Zorile Bucovinei
- Editor-in-chief: Nicolae Toma
- Founded: 1941
- Language: Romanian
- Headquarters: Chernivtsi
- Website: Official website

= Zorile Bucovinei =

Romanian newspaper in Ukraine

Zorile Bucovinei ("Bukovina's Sunrises" in Romanian; Ukrainian Cyrillic: Зоріле Буковінєй) is a Romanian-language newspaper published in Chernivtsi (Cernăuți), Ukraine. It is one of the oldest Romanian publications in Chernivtsi Oblast.

Its first issue was published on 15 February 1941 in the Ukrainian language. The newspaper's first Romanian-language issue was published on 1 April 1967, "in good time" as an editorial note said. As of 11 December 2018, the newspaper was publishing its issue number 14,563 and employed only six journalists. These included the decades-long editor-in-chief Nicolae Toma, his wife Felicia and their daughter Diana.

In 2016, the newspaper celebrated the 75th anniversary of its founding. The entire diplomatic corps of the Romanian consulate general in Chernivtsi participated in the event, including consul general Eleonora Moldovan. Leaders of Romanian cultural associations, writers, priests and other Romanian cultural figures also participated. The newspaper has also organized celebrations to commemorate Bukovina Day. This holiday takes place every 28 November and celebrates the 1918 unification of Bukovina with Romania.

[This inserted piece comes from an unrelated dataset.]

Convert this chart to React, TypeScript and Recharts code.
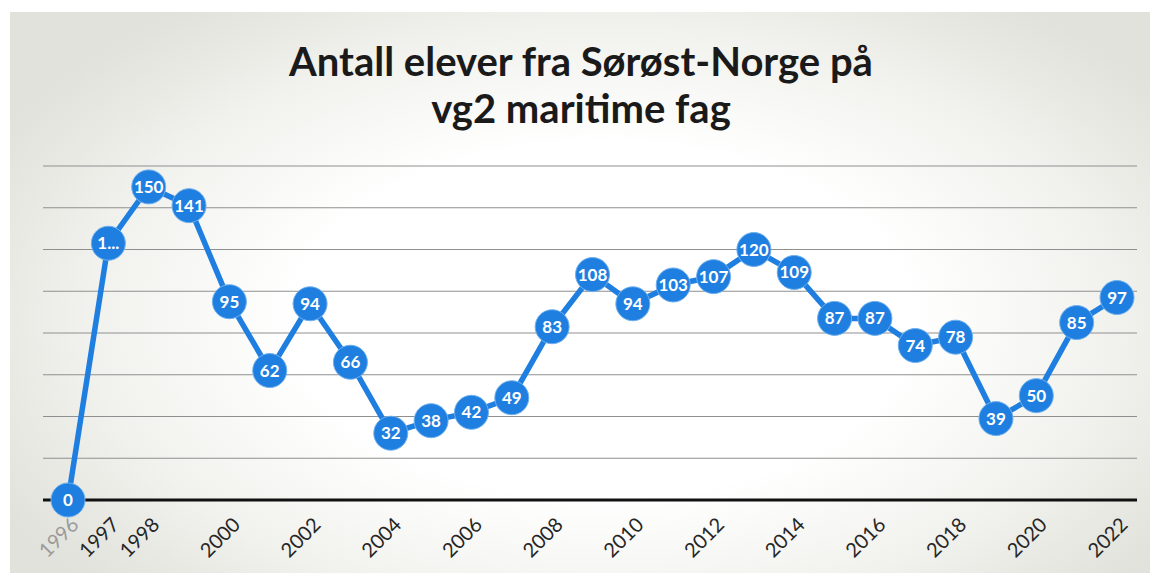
import React from 'react';
import { LineChart, Line, XAxis, YAxis, CartesianGrid, LabelList } from 'recharts';

const years = [
  '1996', '1997', '1998', '1999', '2000', '2001', '2002', '2003', '2004',
  '2005', '2006', '2007', '2008', '2009', '2010', '2011', '2012', '2013',
  '2014', '2015', '2016', '2017', '2018', '2019', '2020', '2021', '2022',
];
const students = [
  0, 123, 150, 141, 95, 62, 94, 66, 32,
  38, 42, 49, 83, 108, 94, 103, 107, 120,
  109, 87, 87, 74, 78, 39, 50, 85, 97,
];
const shownYears = [
  '1996', '1997', '1998', '2000', '2002', '2004', '2006', '2008', '2010',
  '2012', '2014', '2016', '2018', '2020', '2022',
];
// labels Excel cut off because the bubble was too small
const clippedYears = ['1997'];
const yTicks = [0, 20, 40, 60, 80, 100, 120, 140, 160];

const title = ['Antall elever fra Sørøst-Norge på', 'vg2 maritime fag'];

const data = years.map((year, i) => ({ year, students: students[i] }));

const BLUE = '#1f7fe0';
const FONT = 'Lato, "Open Sans", sans-serif';

const YearTick = (props: any) => {
  const { x, y, payload } = props;
  if (!shownYears.includes(payload.value)) return null;
  const first = payload.value === years[0];
  return (
    <g transform={`translate(${x},${y})`}>
      <text
        x={12}
        y={18}
        textAnchor="end"
        transform="rotate(-45, 12, 18)"
        fontFamily={FONT}
        fontSize={20}
        fill={first ? '#9a9a9a' : '#262626'}
      >
        {payload.value}
      </text>
    </g>
  );
};

const Bubble = (props: any) => {
  const { cx, cy } = props;
  if (cx == null || cy == null) return null;
  return <circle cx={cx} cy={cy} r={17} fill={BLUE} stroke="#6fb0ee" strokeWidth={1} />;
};

const formatLabel = (value: any, year: string) =>
  clippedYears.includes(year) ? String(value).slice(0, 1) + '...' : String(value);

const BubbleLabel = (props: any) => {
  const { x, y, value, index } = props;
  return (
    <text
      x={x}
      y={y}
      dy={6}
      textAnchor="middle"
      fontFamily={FONT}
      fontWeight={700}
      fontSize={17}
      fill="#ffffff"
    >
      {formatLabel(value, years[index])}
    </text>
  );
};

export default function App() {
  return (
    <div style={{ position: 'absolute', left: 0, top: 0, width: 1150, height: 573, background: '#ffffff' }}>
      <div
        style={{
          position: 'absolute',
          left: 10,
          top: 12,
          width: 1140,
          height: 561,
          background: 'radial-gradient(ellipse 60% 70% at 52% 55%, #ffffff 45%, #f1f1ed 75%, #e2e2dc 100%)',
        }}
      />
      <div style={{ position: 'absolute', left: 0, top: 0 }}>
        <LineChart width={1150} height={573} data={data} margin={{ top: 166, right: 13, left: 43, bottom: 13 }}>
          <text x={581} y={76} textAnchor="middle" fontFamily={FONT} fontWeight={700} fontSize={40} fill="#1a1a1a">
            {title[0]}
          </text>
          <text x={581} y={123} textAnchor="middle" fontFamily={FONT} fontWeight={700} fontSize={40} fill="#1a1a1a">
            {title[1]}
          </text>
          <CartesianGrid horizontal vertical={false} stroke="#8f8f8f" strokeWidth={1.2} />
          <XAxis
            dataKey="year"
            interval={0}
            height={60}
            padding={{ left: 25, right: 20 }}
            tickLine={false}
            axisLine={{ stroke: '#111111', strokeWidth: 3 }}
            tick={<YearTick />}
          />
          <YAxis hide domain={[0, 160]} ticks={yTicks} />
          <Line
            type="linear"
            dataKey="students"
            stroke={BLUE}
            strokeWidth={5.5}
            dot={<Bubble />}
            activeDot={false}
            isAnimationActive={false}
          >
            <LabelList dataKey="students" content={<BubbleLabel />} />
          </Line>
        </LineChart>
      </div>
    </div>
  );
}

Among the people who have written for the newspaper are the journalist, poet and translator Ion Chilaru, the historian, poet and writer Dumitru Covalciuc, the activist and poet Simion Gociu, the writer and publicist Ilie Motrescu, the translator and writer Vlad Pohilă, the poet, essayist, translator and journalist Arcadie Suceveanu and the activist and poet Vasile Tărâțeanu.